Ms Gloria Ofori Boadu, President of the Women Assistance and Business Association (WABA) pointed out that women must be sensitised to encourage and support fellow women who aspire for positions in decision-making.

Ms Ofori Boadu, who contested and lost the Abuakwa South Constituency primaries on the ticket of the New Patriotic Party, indicated that although there were no laws in Ghana that bar women from participating in politics or in other areas of economic and social life;the cultural perception of women as inferior to men has been a major hinderance to women in politics and public life.

She said after all these years of advocacy, it was unfortunate for some people to think that women who got to decision-making positions would relegate their traditional roles to the background.She said there was still the need for increased women’s participation in decision-making at the district level, ministries, department and agencies since they formed about 52 per cent of the country’s population.
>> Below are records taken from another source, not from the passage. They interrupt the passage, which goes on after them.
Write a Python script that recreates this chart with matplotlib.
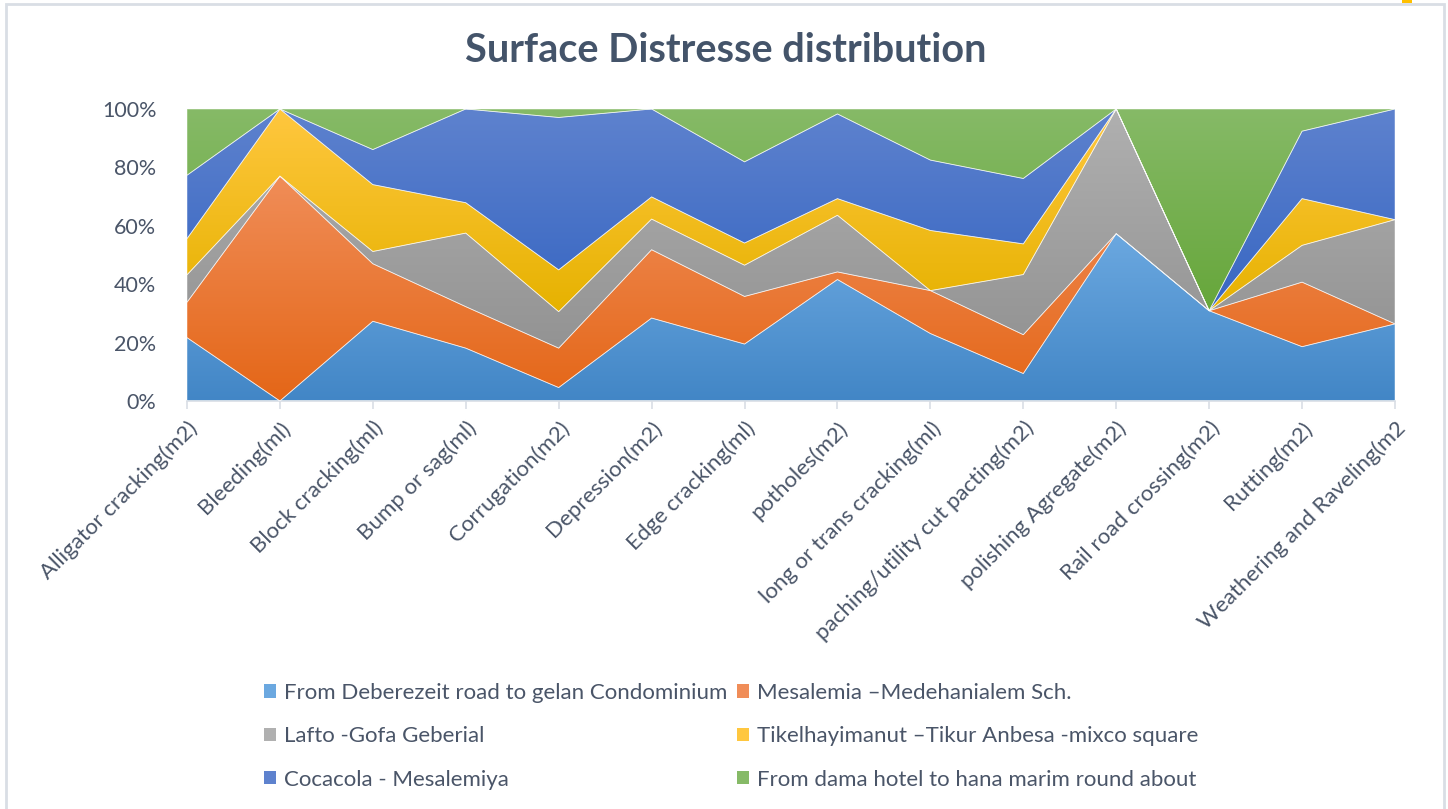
import numpy as np
import matplotlib.pyplot as plt
from matplotlib.colors import LinearSegmentedColormap
from matplotlib.patches import Patch, Rectangle

plt.rcParams['font.family'] = ['Lato', 'DejaVu Sans']

categories = [
    "Alligator cracking(m2)", "Bleeding(ml)", "Block cracking(ml)", "Bump or sag(ml)",
    "Corrugation(m2)", "Depression(m2)", "Edge cracking(ml)", "potholes(m2)",
    "long or trans cracking(ml)", "paching/utility cut pacting(m2)",
    "polishing Agregate(m2)", "Rail road crossing(m2)", "Rutting(m2)",
    "Weathering and Raveling(m2",
]

series_names = [
    "From Deberezeit road to gelan Condominium",
    "Mesalemia \u2013Medehanialem Sch.",
    "Lafto -Gofa Geberial",
    "Tikelhayimanut \u2013Tikur Anbesa -mixco square",
    "Cocacola - Mesalemiya",
    "From dama hotel to hana marim round about",
]

# share of each road section per distress type (%)
deberezeit = [21.7, 0.0, 27.3, 18.1, 4.6, 28.4, 19.5, 41.6, 23.1, 9.4, 57.3, 30.9, 18.6, 26.4]
mesalemia = [12.1, 77.0, 19.7, 14.2, 13.5, 23.4, 16.3, 2.6, 14.7, 13.3, 0.0, 0.0, 22.1, 0.0]
lafto = [9.4, 0.0, 4.2, 25.2, 12.5, 10.5, 10.7, 19.4, 0.0, 20.6, 42.7, 0.0, 12.6, 35.7]
tikelhayimanut = [12.4, 23.0, 22.9, 10.4, 14.3, 7.6, 7.6, 5.7, 20.6, 10.5, 0.0, 0.0, 16.0, 0.0]
cocacola = [21.7, 0.0, 12.0, 32.1, 52.2, 30.1, 27.8, 29.0, 24.1, 22.4, 0.0, 0.0, 23.1, 37.9]
dama = [22.7, 0.0, 13.9, 0.0, 2.9, 0.0, 18.1, 1.7, 17.5, 23.8, 0.0, 69.1, 7.6, 0.0]

# (bottom, top) colours of the vertical gradient for each series
gradients = [
    ("#4286C6", "#6BA8E0"),
    ("#E46617", "#F08D58"),
    ("#939393", "#B0B0B0"),
    ("#E6B200", "#FFC73F"),
    ("#3766C2", "#5E82CE"),
    ("#66A63A", "#86BA67"),
]

W, H = 1448, 809
fig = plt.figure(figsize=(W / 100, H / 100), dpi=100)
ax = fig.add_axes([187 / W, 1 - 401 / H, (1395 - 187) / W, (401 - 109) / H])

data = np.array([deberezeit, mesalemia, lafto, tikelhayimanut, cocacola, dama], dtype=float)
pct = data / data.sum(axis=0) * 100
cum = np.vstack([np.zeros(pct.shape[1]), np.cumsum(pct, axis=0)])
x = np.arange(len(categories))

grad = np.linspace(0, 1, 256).reshape(-1, 1)
for i in range(len(series_names)):
    lo, hi = cum[i], cum[i + 1]
    poly = ax.fill_between(x, lo, hi, facecolor="none", edgecolor=(1, 1, 1, 0.55),
                           linewidth=0.6, zorder=3)
    cmap = LinearSegmentedColormap.from_list(f"g{i}", list(gradients[i]))
    ymin, ymax = lo.min(), hi.max()
    if ymax - ymin < 1e-6:
        ymax = ymin + 1
    im = ax.imshow(grad, extent=[x[0], x[-1], ymin, ymax], origin="lower",
                   aspect="auto", cmap=cmap, interpolation="bilinear", zorder=2)
    im.set_clip_path(poly.get_paths()[0], ax.transData)

ax.set_xlim(x[0], x[-1])
ax.set_ylim(0, 100)
ax.set_yticks(np.arange(0, 101, 20))
ax.set_yticklabels([f"{v}%" for v in range(0, 101, 20)])
ax.set_xticks(x)
ax.set_xticklabels(categories, rotation=45, ha="right", va="top", rotation_mode="anchor")

text_color = "#4A5568"
for s in ["top", "right", "left"]:
    ax.spines[s].set_visible(False)
ax.spines["bottom"].set_color("#D9DEE5")
ax.spines["bottom"].set_linewidth(1.2)
ax.tick_params(axis="y", length=0, pad=22, labelsize=15.5, labelcolor=text_color)
ax.tick_params(axis="x", length=6, width=1.2, color="#D9DEE5", pad=6,
               labelsize=16, labelcolor=text_color)

fig.text(726 / W, 1 - 50 / H, "Surface Distresse distribution", ha="center", va="center",
         fontsize=28.5, fontweight="bold", color="#44546A")

handles = [Patch(facecolor=gradients[i][1], edgecolor="none") for i in range(len(series_names))]
order = [0, 2, 4, 1, 3, 5]
fig.legend([handles[k] for k in order], [series_names[k] for k in order],
           ncol=2, loc="upper left", bbox_to_anchor=(255 / W, 1 - 674 / H),
           frameon=False, fontsize=16, labelcolor=text_color,
           handlelength=0.55, handleheight=0.55, handletextpad=0.35,
           columnspacing=0.45, labelspacing=1.05, borderaxespad=0)

# chart frame
fig.add_artist(Rectangle((6 / W, -0.02), (1444 - 6) / W, 1.02 - 4 / H,
                         transform=fig.transFigure, fill=False,
                         edgecolor="#D9DEE5", linewidth=2))
fig.add_artist(Rectangle((1402 / W, 1 - 3 / H), 10 / W, 3 / H, transform=fig.transFigure,
                         facecolor="#FFC000", edgecolor="none"))

fig.savefig("out.png", dpi=100, facecolor="white")
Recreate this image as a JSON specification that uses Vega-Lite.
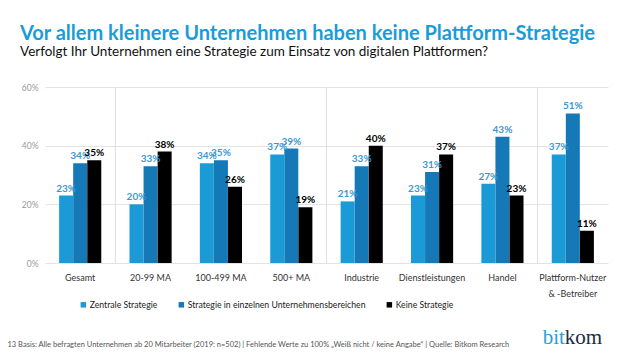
{
  "$schema": "https://vega.github.io/schema/vega-lite/v6.json",
  "width": 563,
  "height": 176,
  "autosize": {"type": "none"},
  "padding": {"left": 45, "top": 87, "right": 22, "bottom": 90},
  "background": "white",
  "config": {"font": "Lato", "view": {"stroke": null}},
  "title": {
    "text": "Vor allem kleinere Unternehmen haben keine Plattform-Strategie",
    "subtitle": "Verfolgt Ihr Unternehmen eine Strategie zum Einsatz von digitalen Plattformen?",
    "anchor": "start",
    "frame": "group",
    "dx": -25,
    "offset": 25,
    "font": "Lato",
    "fontSize": 20,
    "fontWeight": "bold",
    "color": "#1a9cd7",
    "subtitleFont": "Lato",
    "subtitleFontSize": 13.5,
    "subtitleColor": "#111111",
    "subtitlePadding": 1
  },
  "datasets": {
    "bars": [
      {"gruppe": "Gesamt", "serie": "Zentrale Strategie", "wert": 0.23},
      {"gruppe": "Gesamt", "serie": "Strategie in einzelnen Unternehmensbereichen", "wert": 0.34},
      {"gruppe": "Gesamt", "serie": "Keine Strategie", "wert": 0.35},
      {"gruppe": "20-99 MA", "serie": "Zentrale Strategie", "wert": 0.20},
      {"gruppe": "20-99 MA", "serie": "Strategie in einzelnen Unternehmensbereichen", "wert": 0.33},
      {"gruppe": "20-99 MA", "serie": "Keine Strategie", "wert": 0.38},
      {"gruppe": "100-499 MA", "serie": "Zentrale Strategie", "wert": 0.34},
      {"gruppe": "100-499 MA", "serie": "Strategie in einzelnen Unternehmensbereichen", "wert": 0.35},
      {"gruppe": "100-499 MA", "serie": "Keine Strategie", "wert": 0.26},
      {"gruppe": "500+ MA", "serie": "Zentrale Strategie", "wert": 0.37},
      {"gruppe": "500+ MA", "serie": "Strategie in einzelnen Unternehmensbereichen", "wert": 0.39},
      {"gruppe": "500+ MA", "serie": "Keine Strategie", "wert": 0.19},
      {"gruppe": "Industrie", "serie": "Zentrale Strategie", "wert": 0.21},
      {"gruppe": "Industrie", "serie": "Strategie in einzelnen Unternehmensbereichen", "wert": 0.33},
      {"gruppe": "Industrie", "serie": "Keine Strategie", "wert": 0.40},
      {"gruppe": "Dienstleistungen", "serie": "Zentrale Strategie", "wert": 0.23},
      {"gruppe": "Dienstleistungen", "serie": "Strategie in einzelnen Unternehmensbereichen", "wert": 0.31},
      {"gruppe": "Dienstleistungen", "serie": "Keine Strategie", "wert": 0.37},
      {"gruppe": "Handel", "serie": "Zentrale Strategie", "wert": 0.27},
      {"gruppe": "Handel", "serie": "Strategie in einzelnen Unternehmensbereichen", "wert": 0.43},
      {"gruppe": "Handel", "serie": "Keine Strategie", "wert": 0.23},
      {"gruppe": "Plattform-Nutzer & -Betreiber", "serie": "Zentrale Strategie", "wert": 0.37},
      {"gruppe": "Plattform-Nutzer & -Betreiber", "serie": "Strategie in einzelnen Unternehmensbereichen", "wert": 0.51},
      {"gruppe": "Plattform-Nutzer & -Betreiber", "serie": "Keine Strategie", "wert": 0.11}
    ],
    "seps": [
      {"gruppe": "20-99 MA"},
      {"gruppe": "Industrie"},
      {"gruppe": "Plattform-Nutzer & -Betreiber"}
    ]
  },
  "layer": [
    {
      "data": {"name": "bars"},
      "mark": {"type": "bar", "width": 14},
      "encoding": {
        "x": {
          "field": "gruppe",
          "type": "nominal",
          "scale": {
            "domain": ["Gesamt", "20-99 MA", "100-499 MA", "500+ MA", "Industrie", "Dienstleistungen", "Handel", "Plattform-Nutzer & -Betreiber"],
            "paddingInner": 0,
            "paddingOuter": 0
          },
          "axis": {
            "bandPosition": 0.5,
            "labelAngle": 0,
            "labelColor": "#333333",
            "labelFontSize": 9,
            "labelPadding": 10,
            "labelLineHeight": 16,
            "labelLimit": 0,
            "ticks": false,
            "domain": false,
            "labelExpr": "datum.value == 'Plattform-Nutzer & -Betreiber' ? ['Plattform-Nutzer', '& -Betreiber'] : datum.value",
            "title": "13 Basis: Alle befragten Unternehmen ab 20 Mitarbeiter (2019: n=502) | Fehlende Werte zu 100% „Weiß nicht / keine Angabe“ | Quelle: Bitkom Research",
            "titleFontSize": 7.5,
            "titleFontWeight": "normal",
            "titleColor": "#555555",
            "titleX": -38,
            "titleY": 83,
            "titleAlign": "left",
            "titleBaseline": "alphabetic"
          }
        },
        "xOffset": {
          "field": "serie",
          "type": "nominal",
          "sort": ["Zentrale Strategie", "Strategie in einzelnen Unternehmensbereichen", "Keine Strategie"],
          "scale": {"paddingInner": 0, "paddingOuter": 1.0}
        },
        "y": {
          "field": "wert",
          "type": "quantitative",
          "scale": {"domain": [0, 0.6]},
          "axis": {
            "values": [0, 0.2, 0.4, 0.6],
            "format": ".0%",
            "title": null,
            "labelColor": "#999999",
            "labelFontSize": 8.5,
            "labelPadding": 7,
            "ticks": false,
            "domain": false,
            "gridColor": "#e3e3e3"
          }
        },
        "color": {
          "field": "serie",
          "type": "nominal",
          "sort": ["Zentrale Strategie", "Strategie in einzelnen Unternehmensbereichen", "Keine Strategie"],
          "scale": {
            "domain": ["Zentrale Strategie", "Strategie in einzelnen Unternehmensbereichen", "Keine Strategie"],
            "range": ["#1a9bd7", "#1479b6", "#000000"]
          },
          "legend": {
            "orient": "none",
            "legendX": 34,
            "legendY": 213,
            "direction": "horizontal",
            "title": null,
            "symbolType": "square",
            "symbolSize": 30,
            "symbolStrokeWidth": 0,
            "labelFontSize": 8.7,
            "labelColor": "#222222",
            "labelOffset": 2,
            "columnPadding": 19,
            "labelLimit": 0,
            "padding": 0
          }
        }
      }
    },
    {
      "data": {"name": "seps"},
      "mark": {"type": "rule", "color": "#dedede", "strokeWidth": 1},
      "encoding": {
        "x": {"field": "gruppe", "type": "nominal", "bandPosition": 0}
      }
    },
    {
      "data": {"name": "bars"},
      "mark": {"type": "text", "baseline": "bottom", "dy": -2, "fontWeight": "bold", "fontSize": 10},
      "encoding": {
        "x": {"field": "gruppe", "type": "nominal"},
        "xOffset": {
          "field": "serie",
          "type": "nominal",
          "sort": ["Zentrale Strategie", "Strategie in einzelnen Unternehmensbereichen", "Keine Strategie"]
        },
        "y": {"field": "wert", "type": "quantitative"},
        "text": {"field": "wert", "type": "quantitative", "format": ".0%"},
        "color": {
          "condition": {"test": "datum.serie == 'Keine Strategie'", "value": "#000000"},
          "value": "#3a98d2"
        }
      }
    },
    {
      "data": {"values": [{"t": "bit"}]},
      "mark": {"type": "text", "align": "right", "baseline": "alphabetic", "font": "Liberation Serif", "fontSize": 21, "color": "#2a9fd8", "dx": -8},
      "encoding": {
        "x": {"datum": "Plattform-Nutzer & -Betreiber", "type": "nominal"},
        "y": {"datum": -0.276, "type": "quantitative"},
        "text": {"field": "t"}
      }
    },
    {
      "data": {"values": [{"t": "kom"}]},
      "mark": {"type": "text", "align": "left", "baseline": "alphabetic", "font": "Liberation Serif", "fontSize": 21, "color": "#1c2b45", "dx": -8},
      "encoding": {
        "x": {"datum": "Plattform-Nutzer & -Betreiber", "type": "nominal"},
        "y": {"datum": -0.276, "type": "quantitative"},
        "text": {"field": "t"}
      }
    }
  ]
}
The reports also mentioned financial constraints to ensure wide publicity of the convention, for example, translation of articles of the convention into local dialects and incorporation of articles on the convention into the laws of Ghana.

They therefore stressed on the need for all stakeholders, as well as the international community to do more to support the implementation of all articles of the convention to enable the nation achieve the aspirations of gender equality, development and peace.